To be invisible on your own terms (your IP address buried, your face covered with a balaclava) is one thing. To be anonymized as part of a mass or a mob or treated as a ‘lump’ of humanity (held in limbo in camps, to be stateless) is another thing entirely. To choose not to be an individual or to operate under pseudonymity presupposes a flexibility that is not granted to those without multiple means of subversion. To be an individual (whether as debtor, worker, or consumer) is to have, however negatively, a relation to the future. To be denied a relation to the future is to be a potential without limit. In place of communist internationalism, we have the rise of new nationalisms that seek to foreclose on individuality, that seek to claim that there is some inherent tie between one’s contingent identity as a being in a certain place and a certain time and the political geography that names you. It is a limited, fearful, and angry subject-formation that denies both the possibility of individuality in the other, but also the necessity of group solidarity and action.

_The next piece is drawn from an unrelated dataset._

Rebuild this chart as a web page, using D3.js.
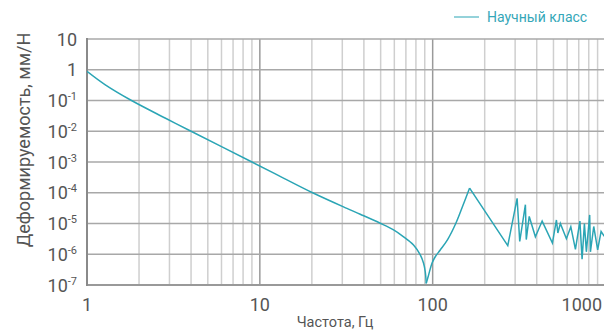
<!DOCTYPE html>
<html>
<head>
<meta charset="utf-8">
<script src="https://cdn.jsdelivr.net/npm/d3@7"></script>
<style>
  body { margin: 0; background: #fff; }
  svg { display: block; font-family: Roboto, "Noto Sans", sans-serif; }
</style>
</head>
<body>
<svg id="chart" width="604" height="331"></svg>
<script>
// data (frequency in Hz, compliance in mm/N)
// smooth fall down to the antiresonance
const freqA = [1, 1.27, 1.81, 2.83, 4.0, 9.0, 13.7, 20.2, 31.9, 38.1, 49.7, 59.4, 67.9, 77.5, 84.8, 88.6, 90.6, 91.8];
const compA = [0.89, 0.33, 0.1, 0.027, 0.01, 0.001, 3.0e-4, 1e-4, 3.1e-5, 2.0e-5, 1.02e-5, 6.2e-6, 3.7e-6,
  2.0e-6, 9.5e-7, 5.1e-7, 2.7e-7, 1.13e-7];
// rise to the resonance peak
const freqB = [91.8, 94.7, 99.1, 103.5, 110.6, 122, 136, 150, 163.6];
const compB = [1.13e-7, 2.1e-7, 5.1e-7, 8.3e-7, 1.38e-6, 3.0e-6, 1.0e-5, 4.0e-5, 1.42e-4];
// noisy high-frequency part
const freqC = [163.6, 272, 308, 319, 344, 348, 362, 393, 430, 493, 520, 530, 548,
  594, 630, 670, 711, 732, 755, 775, 810, 818, 855, 901, 943, 985];
const compC = [1.42e-4, 1.9e-6, 6.6e-5, 2.6e-6, 4.1e-5, 3.0e-6, 1.7e-5,
  3.7e-6, 1.2e-5, 2.3e-6, 1.3e-5, 4.9e-6, 1.0e-5, 3.2e-6, 7.9e-6, 1.45e-6, 1.2e-5, 6.9e-7, 1.0e-5, 1.2e-6,
  1.9e-5, 1.2e-6, 8.0e-6, 1.4e-6, 5.5e-6, 3.8e-6];
const yTickExp = [1, 0, -1, -2, -3, -4, -5, -6, -7];
const xTickLabels = [1, 10, 100, 1000];
const seriesName = "Научный класс";

const svg = d3.select("#chart");
const mLeft = 87, mRight = 605.5, mTop = 39, mBottom = 285;

const x = d3.scaleLog().domain([1, 1000]).range([mLeft, mRight]);
const y = d3.scaleLog().domain([1e-7, 10]).range([mBottom, mTop]);

// vertical grid
const xt = x.ticks();
svg.append("g").selectAll("line")
  .data(xt.filter(d => d > 1))
  .enter().append("line")
  .attr("x1", d => x(d)).attr("x2", d => x(d))
  .attr("y1", mTop).attr("y2", mBottom)
  .attr("stroke", d => Number.isInteger(Math.log10(d)) ? "#9a9a9a" : "#cfcfcf")
  .attr("stroke-width", 1.5);

// horizontal grid
svg.append("g").selectAll("line")
  .data(yTickExp.filter(e => e > -7))
  .enter().append("line")
  .attr("x1", mLeft).attr("x2", 604)
  .attr("y1", d => y(Math.pow(10, d))).attr("y2", d => y(Math.pow(10, d)))
  .attr("stroke", "#a8a8a8")
  .attr("stroke-width", 1.5);

// axis lines
svg.append("line").attr("x1", mLeft).attr("x2", 604).attr("y1", mBottom).attr("y2", mBottom)
  .attr("stroke", "#999").attr("stroke-width", 2);
svg.append("line").attr("x1", mLeft).attr("x2", mLeft).attr("y1", mTop - 1).attr("y2", mBottom + 1)
  .attr("stroke", "#8a8a8a").attr("stroke-width", 2);

// y tick labels
const yl = svg.append("g").attr("fill", "#555").attr("font-size", 18).attr("text-anchor", "end");
yTickExp.forEach(function(e) {
  const t = yl.append("text").attr("x", 77).attr("y", y(Math.pow(10, e)) + 6.5);
  if (e === 1) t.text("10");
  else if (e === 0) t.text("1");
  else {
    t.append("tspan").text("10");
    t.append("tspan").attr("font-size", 11).attr("dy", -7).text(e);
  }
});

// x tick labels
svg.append("g").selectAll("text")
  .data(xTickLabels)
  .enter().append("text")
  .attr("x", d => d === 1000 ? 602 : x(d))
  .attr("y", 311)
  .attr("text-anchor", d => d === 1000 ? "end" : "middle")
  .attr("fill", "#555").attr("font-size", 18)
  .text(d => d);

// axis titles
svg.append("text").attr("x", 335).attr("y", 327).attr("text-anchor", "middle")
  .attr("fill", "#555").attr("font-size", 14.5).text("Частота, Гц");
svg.append("text").attr("transform", "translate(30,140) rotate(-90)").attr("text-anchor", "middle")
  .attr("fill", "#555").attr("font-size", 18).text("Деформируемость, мм/Н");

// curve
svg.append("clipPath").attr("id", "clip").append("rect")
  .attr("x", mLeft).attr("y", mTop).attr("width", mRight - mLeft).attr("height", mBottom - mTop + 1);
const smooth = d3.line().x(d => x(d[0])).y(d => y(d[1])).curve(d3.curveCatmullRom.alpha(0.5));
const straight = d3.line().x(d => x(d[0])).y(d => y(d[1]));
const pieces = [
  [freqA, compA, smooth],
  [freqB, compB, smooth],
  [freqC, compC, straight]
];
const curveG = svg.append("g").attr("clip-path", "url(#clip)");
pieces.forEach(function(p) {
  curveG.append("path")
    .datum(p[0].map((f, i) => [f, p[1][i]]))
    .attr("d", p[2])
    .attr("fill", "none")
    .attr("stroke", "#2ba5b5")
    .attr("stroke-width", 1.5)
    .attr("stroke-linejoin", "miter");
});

// legend
svg.append("line").attr("x1", 454).attr("x2", 479).attr("y1", 17).attr("y2", 17)
  .attr("stroke", "#2ba5b5").attr("stroke-width", 1);
svg.append("text").attr("x", 487).attr("y", 22).attr("fill", "#35a7b8").attr("font-size", 14)
  .text(seriesName);
</script>
</body>
</html>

None of us yet know what it might mean to fully be an individual – that is to say, to be fully in relation to humanity, and able to choose what we do with our time and capacities – and yet we deign to decide who counts as an individual and who doesn’t, even while we bemoan ‘our’ existential predicaments. As Teju Cole put it in a series of tweets from 2011 in relation to the #firstworldproblems hashtag:
I don’t like this expression “First World problems.” It is false and it is condescending. Yes, Nigerians struggle with floods or infant mortality. But these same Nigerians also deal with mundane and seemingly luxurious hassles. Connectivity issues on your BlackBerry, cost of car repair, how to sync your iPad, what brand of noodles to buy: Third World problems. All the silly stuff of life doesn’t disappear just because you’re black and live in a poorer country. People in the richer nations need a more robust sense of the lives being lived in the darker nations. Here’s a First World problem: the inability to see that others are as fully complex and as keen on technology and pleasure as you are.
We are living in an age of new nationalisms and of constructed identities deliberately tethered to the exclusion of other people’s lived realities. Rather than identifying what it is that makes us ‘special,’ we would do well to remember what it is we have in common, including all the time and resources that have been stolen from all of us, and given back piecemeal to some. How to divide and conquer those who seek to divide and conquer us? Only a strategic mass identity can save us now.